I am a 'lowly physicist' (actually, only a prospective physicist) with little to no background in formal mathematics. Recently I decided it's time to get serious, so I started reading Spivak's 'Comprehensive Introduction to Differential Geometry'. The first chapter, on manifolds, starts off with the definition of a manifold:
Definition: A manifold is a metric space $M$ with the property that, for any point $x\in M$, there exists a neighborhood $U$ of $x$ and some integer $n\geq 0$ such that $U$ is homeomorphic to $\mathbb{R}^n$.
On the third page, Spivak argues that $U$ must be an open set. He has already demonstrated that we can always choose $U$ to be open. He gives, without proof, the 'Invariance of domain' theorem:
Theorem: If $U\subset \mathbb{R}^n$ is open and $f: U\to \mathbb{R}^n$ is one-one and continuous, then $f(U)\subset \mathbb{R}^n$ is open. (it follows that $f(V)$ is open for any open $V\subset U$, so $f^{-1}$ is continuous and $f:U\to f(U)$ is a homeomorphism.)
Now, Spivak states that it is 'an easy exercise' to show that this theorem implies that $U$ from the above definition must be open.

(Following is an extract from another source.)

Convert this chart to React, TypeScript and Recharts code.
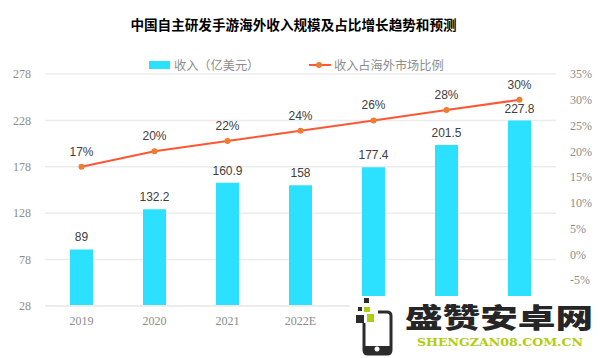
import React from 'react';
import { ComposedChart, Bar, Line, XAxis, YAxis, CartesianGrid, Legend, LabelList } from 'recharts';

const years = ['2019', '2020', '2021', '2022E', '2023E', '2024E', '2025E'];
// the last three year labels sit under the watermark in the reference
const visibleYears = ['2019', '2020', '2021', '2022E'];
const revenue = [89, 132.2, 160.9, 158, 177.4, 201.5, 227.8];
const share = [17, 20, 22, 24, 26, 28, 30];
const leftTicks = [28, 78, 128, 178, 228, 278];
const rightTicks = [-5, 0, 5, 10, 15, 20, 25, 30, 35];

const data = years.map((year, i) => ({ year, revenue: revenue[i], share: share[i] }));

const SERIF = '"Liberation Serif", serif';
const SANS = '"Liberation Sans", Arial, sans-serif';
const CJK = '"Noto Sans CJK SC", sans-serif';
const GRID = '#ececec';
const TICK = '#8c8c8c';

const renderLegend = (props: any) => (
  <div style={{ position: 'relative', width: 320, height: 20, fontFamily: CJK, fontSize: 12.2, color: '#8c8c8c', whiteSpace: 'nowrap' }}>
    {props.payload.map((entry: any) =>
      entry.type === 'rect' ? (
        <div key={entry.value}>
          <span style={{ position: 'absolute', left: 0, top: 6, width: 21, height: 8, background: '#2ce0ff' }} />
          <span style={{ position: 'absolute', left: 25, top: 0, lineHeight: '20px' }}>{entry.value}</span>
        </div>
      ) : (
        <div key={entry.value}>
          <svg style={{ position: 'absolute', left: 159, top: 4 }} width={24} height={12}>
            <line x1={1} y1={6} x2={23} y2={6} stroke="#ff5733" strokeWidth={2} />
            <circle cx={11} cy={6} r={3} fill="#ed7d31" />
          </svg>
          <span style={{ position: 'absolute', left: 185, top: 0, lineHeight: '20px' }}>{entry.value}</span>
        </div>
      )
    )}
  </div>
);

const Watermark = () => (
  <div style={{ position: 'absolute', left: 350, top: 296, width: 250, height: 62, background: '#fff' }}>
    <svg width={250} height={62}>
      <rect x={6} y={19} width={8} height={8} fill="#2b2b2b" />
      <rect x={8} y={11} width={4} height={4} fill="#2b2b2b" />
      <rect x={14} y={2} width={5} height={5} fill="#2b2b2b" />
      <rect x={14} y={11} width={6} height={5} fill="#b2cc12" />
      <rect x={17} y={18} width={7} height={8} fill="#b2cc12" />
      <path d="M28 16 H37 Q41 16 41 20 V54 Q41 58 37 58 H18 Q14 58 14 54 V27" fill="none" stroke="#2b2b2b" strokeWidth={3} />
      <rect x={14} y={50} width={27} height={7} fill="#2b2b2b" />
      <circle cx={27} cy={53} r={2.5} fill="#fff" />
      <text x={55} y={32} fontFamily={CJK} fontWeight={900} fontSize={27} textLength={188} lengthAdjust="spacingAndGlyphs" fill="#262626">盛赞安卓网</text>
      <text x={67} y={50} fontFamily='"DejaVu Serif", serif' fontWeight={700} fontSize={11} textLength={166} lengthAdjust="spacingAndGlyphs" fill="#b2cc12">SHENGZAN08.COM.CN</text>
    </svg>
  </div>
);

export default function App() {
  return (
    <div style={{ position: 'absolute', left: 0, top: 0, width: 600, height: 358, background: '#fff', overflow: 'hidden' }}>
      <div style={{ position: 'absolute', left: 0, width: 587, top: 14, textAlign: 'center', fontFamily: CJK, fontWeight: 700, fontSize: 13.6, lineHeight: '20px', color: '#000' }}>
        中国自主研发手游海外收入规模及占比增长趋势和预测
      </div>
      <ComposedChart width={600} height={358} data={data} margin={{ top: 74, right: 0, bottom: 0, left: 0 }} barCategoryGap={25}>
        <CartesianGrid yAxisId="left" vertical={false} stroke={GRID} strokeWidth={1.5} />
        <XAxis
          dataKey="year"
          height={52}
          ticks={visibleYears}
          interval={0}
          tickLine={false}
          axisLine={{ stroke: GRID, strokeWidth: 2 }}
          tick={{ fill: TICK, fontFamily: SERIF, fontSize: 12 }}
          tickMargin={4}
        />
        <YAxis
          yAxisId="left"
          width={45}
          domain={[28, 278]}
          ticks={leftTicks}
          interval={0}
          axisLine={false}
          tickLine={false}
          tickMargin={8}
          tick={{ fill: TICK, fontFamily: SERIF, fontSize: 12 }}
        />
        <YAxis
          yAxisId="right"
          orientation="right"
          width={44}
          domain={[-10, 35]}
          ticks={rightTicks}
          interval={0}
          axisLine={false}
          tickLine={false}
          tickMargin={8}
          tickFormatter={(v: number) => `${v}%`}
          tick={{ fill: TICK, fontFamily: SERIF, fontSize: 12 }}
        />
        <Legend
          layout="vertical"
          align="center"
          verticalAlign="middle"
          content={renderLegend}
          wrapperStyle={{ left: 149, top: 55, width: 320, height: 20 }}
        />
        <Bar yAxisId="left" dataKey="revenue" name="收入（亿美元）" fill="#2ce0ff" barSize={23} isAnimationActive={false}>
          <LabelList dataKey="revenue" position="top" offset={8} fill="#404040" fontFamily={SANS} fontSize={12} />
        </Bar>
        <Line
          yAxisId="right"
          dataKey="share"
          name="收入占海外市场比例"
          stroke="#ff5733"
          strokeWidth={2}
          dot={{ r: 3, fill: '#ed7d31', stroke: '#ed7d31', strokeWidth: 0 }}
          isAnimationActive={false}
        >
          <LabelList dataKey="share" position="top" offset={11} fill="#404040" fontFamily={SANS} fontSize={12} formatter={(v: number) => `${v}%`} />
        </Line>
      </ComposedChart>
      <Watermark />
    </div>
  );
}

I have tried to look up and understand all the relevant definitions. What I (think I) have understood so far is the following. From the property that $U$ is homeomorphic to $\mathbb{R}^n$ it follows immediately that there is also a homeomorphism (i.e. a continuous and one-one (?) function) from $\mathbb{R}^n$ to $U$. If we denote the homeomorphism from $U$ to $\mathbb{R}^n$ by $f$, it is enough to show that $f(U)$ is open to conclude that $f$ is open by the invariance of domain theorem. However, it is not clear to me that this must be the case. Am I missing a subtlety in a definition? Or is there some nontrivial step here?